From mboxrd@z Thu Jan  1 00:00:00 1970
From: "Justin T. Gibbs" <gibbs@scsiguy.com>
Subject: Re: slave_destroy called in scsi_scan.c:scsi_probe_and_add_lun()
Date: Tue, 17 Dec 2002 13:25:07 -0700
Sender: linux-scsi-owner@vger.kernel.org
Message-ID: <797140000.1040156703@aslan.btc.adaptec.com>
References: <170040000.1040080786@aslan.btc.adaptec.com>
 <20021217054102.GH13989@redhat.com>
Reply-To: "Justin T. Gibbs" <gibbs@scsiguy.com>
Mime-Version: 1.0
Content-Type: text/plain; charset=us-ascii
Content-Transfer-Encoding: 7bit
Return-path: <linux-scsi-owner@vger.kernel.org>
In-Reply-To: <20021217054102.GH13989@redhat.com>
Content-Disposition: inline
List-Id: linux-scsi@vger.kernel.org
To: Doug Ledford <dledford@redhat.com>
Cc: linux-scsi@vger.kernel.org

>> So, you cannot rely on slave_destroy as an indication of a device really
>> going away in the physical sense.
> 
> No, you can.  In the code snippet above you might be destroying something 
> at scsi0:0:0:0 and adding something at scsi0:0:1:0.  Regardless, the
> thing  being destroyed is in fact going away permanently.

The SDEV, yes.  The physical device, not necessarily.  The concern is that
the API should only be called when the system is saying "physical device
gone", not due to some quirk in how the mid-layer manages its data objects.
In otherwords, the mid-layer could just as easily free the sdev every
time a probe fails, retain the already allocated sdev for the "found
device", and allocate a new sdev for each new probe.  This would avoid
callbacks for physical devices that Linux has successfully probed.

> Whenever we do
> find a  device, we actually allocate a new device struct identical to our
> current  device struct and call slave_alloc() for the newly created
> device.  So,  whenever we find a new device, there will be a momentary
> point in time at  which two device structs will exist that point to the
> same device.  After  the new device is allocated and set up, the original
> sdevscan device is  simply renumbered in place (by updating the target or
> lun value) and then  we call slave_destroy()/slave_alloc() so that the
> low level driver can  also update their target/lun values to match.

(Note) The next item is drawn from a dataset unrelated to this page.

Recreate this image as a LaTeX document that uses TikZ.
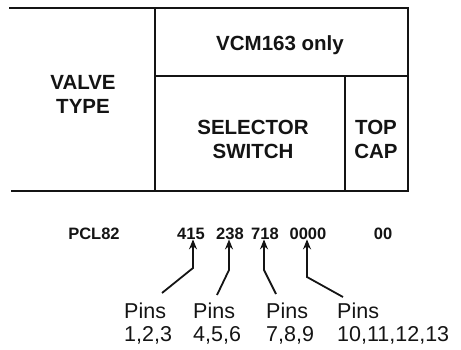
\documentclass[tikz,border=0pt]{standalone}
\usepackage{fontspec}
\setmainfont{Liberation Sans}
\usetikzlibrary{arrows.meta,positioning}
\definecolor{pBlack}{gray}{0.08}
\tikzset{
    frame/.style={line width=1.7pt, pBlack, line cap=rect},
    hdr/.style={inner sep=0pt, align=center, font=\fontsize{20.5}{24}\selectfont\bfseries, pBlack},
    code/.style={inner sep=0pt, font=\fontsize{16.5}{19}\selectfont\bfseries, pBlack},
    pinlbl/.style={inner sep=0pt, align=left, font=\fontsize{21.5}{23}\selectfont, pBlack},
    pinarr/.style={line width=1.8pt, pBlack, -{Stealth[length=10pt,width=8pt]}}
}

\begin{document}
\begin{tikzpicture}[x=1pt,y=-1pt]
\useasboundingbox (0,0) rectangle (461,349);
% table
\draw[frame] (10,8)--(408,8);
\draw[frame] (12,191)--(408,191);
\draw[frame] (155,8)--(155,191);
\draw[frame] (408,8)--(408,191);
\draw[frame] (155,76)--(408,76);
\draw[frame] (345,76)--(345,191);
\node[hdr,anchor=base] (vtype) at ( 83,113) {VALVE\\TYPE};
\node[hdr,anchor=base] (vcm)   at (280, 50) {VCM163 only};
\node[hdr,anchor=base] (sel)   at (253,158) {SELECTOR\\SWITCH};
\node[hdr,anchor=base] (cap)   at (376,158) {TOP\\CAP};
% code line
\node[code,anchor=base] (pcl)  at ( 94,239) {PCL82};
\node[code,anchor=base] (g415) at (191,239) {415};
\node[code,anchor=base] (g238) at (230,239) {238};
\node[code,anchor=base] (g718) at (265,239) {718};
\node[code,anchor=base] (g0)   at (308,239) {0000};
\node[code,anchor=base] (g00)  at (383,239) {00};
% pin labels
\node[pinlbl,anchor=base west] (p1) at (124,341) {Pins\\1,2,3};
\node[pinlbl,anchor=base west] (p2) at (193,341) {Pins\\4,5,6};
\node[pinlbl,anchor=base west] (p3) at (266,341) {Pins\\7,8,9};
\node[pinlbl,anchor=base west] (p4) at (337,341) {Pins\\10,11,12,13};
\coordinate (s1) at (162,293); \coordinate (b1) at (193,268);
\coordinate (s2) at (217,295); \coordinate (b2) at (229,270);
\coordinate (s3) at (276,294); \coordinate (b3) at (264,270);
\coordinate (s4) at (343,297); \coordinate (b4) at (307,277);
\draw[pinarr] (s1)--(b1)--(b1 |- g415.south);
\draw[pinarr] (s2)--(b2)--(b2 |- g238.south);
\draw[pinarr] (s3)--(b3)--(b3 |- g718.south);
\draw[pinarr] (s4)--(b4)--(b4 |- g0.south);
\end{tikzpicture}
\end{document}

Actually, this danger only exists if the low lever driver attaches
something to the SDEV and/or has a pointer to the SDEV.  The device
at a particular target/lun is still the same device.  The little dance
performed in the mid-layer can't change that.
 
>>  In SPI, for example, the driver can only
>> tell that the device is gone if a command is issued to it.  I had hoped
>> that I could detect hot-pull/scsi-remove-single-device operations via
>> this callback.
> 
> You can.  On any device we find, at device tear down time your 
> slave_destroy() entry point will get called right before the device
> struct  itself is kfree()ed.

The problem is that the SDEV lifetime is not representative to the
device's lifetime.

>> Granted, for some drivers, recreating and destroying state associated
>> with a particular device might be pretty cheap, but certainly not in all
>> cases. The
>> aic7xxx and aic79xx drivers maintain domain validation and other
>> negotiation state in these structures.  You certainly don't want to go
>> through another full
>> Domain Validation sequence the next time a device is allocated via
>> slave_alloc() if the device isn't really "new".
> 
> In this case I would suggest that the better course of action is to delay 
> any domain validation stuff until the slave_configure() call.

Waiting for Linux to get around to probing devices will cause, at minimum,
a 2X (7902 is a dual channel device) increase in the time it takes to
perform domain validation.  Because Linux does not probe busses in
parallel, both of these drivers actually perform their DV to all busses in
parallel
before the return from the detect routine (and on any later hot-plugged
device).  This means that the underlying, per-device, data structures are
already configured prior to the first call to slave_alloc() or
slave_configure().  Now I can work around this little wart by ignoring
slave_destroy() calls that occur before slave_configure() is called, but
I would rather the API have semantics that mirror the physical world
rather than be dictated by poor programming practice.

> The 
> original intent of slave_alloc() was for it to be as lightweight as 
> possible simply because I knew that it would get called for every single 
> target/lun value scanned.  Once we do find a device though, and once we 
> have retrieved INQUIRY data so we know what the device is capable of,
> then  we get the slave_configure() call which is a much more appropriate
> place  for heavier initializations once you know a device has been found
> and not  that we are just scanning.

Actually, the slave_configure() is postponed until way after the inquiry
data is retrieved.  If slave_congigure() were called as soon as the
device were properly detected, the slave_destroy() in scsi_scan.c would
be destroying a device that had been slave_configured.

--
Justin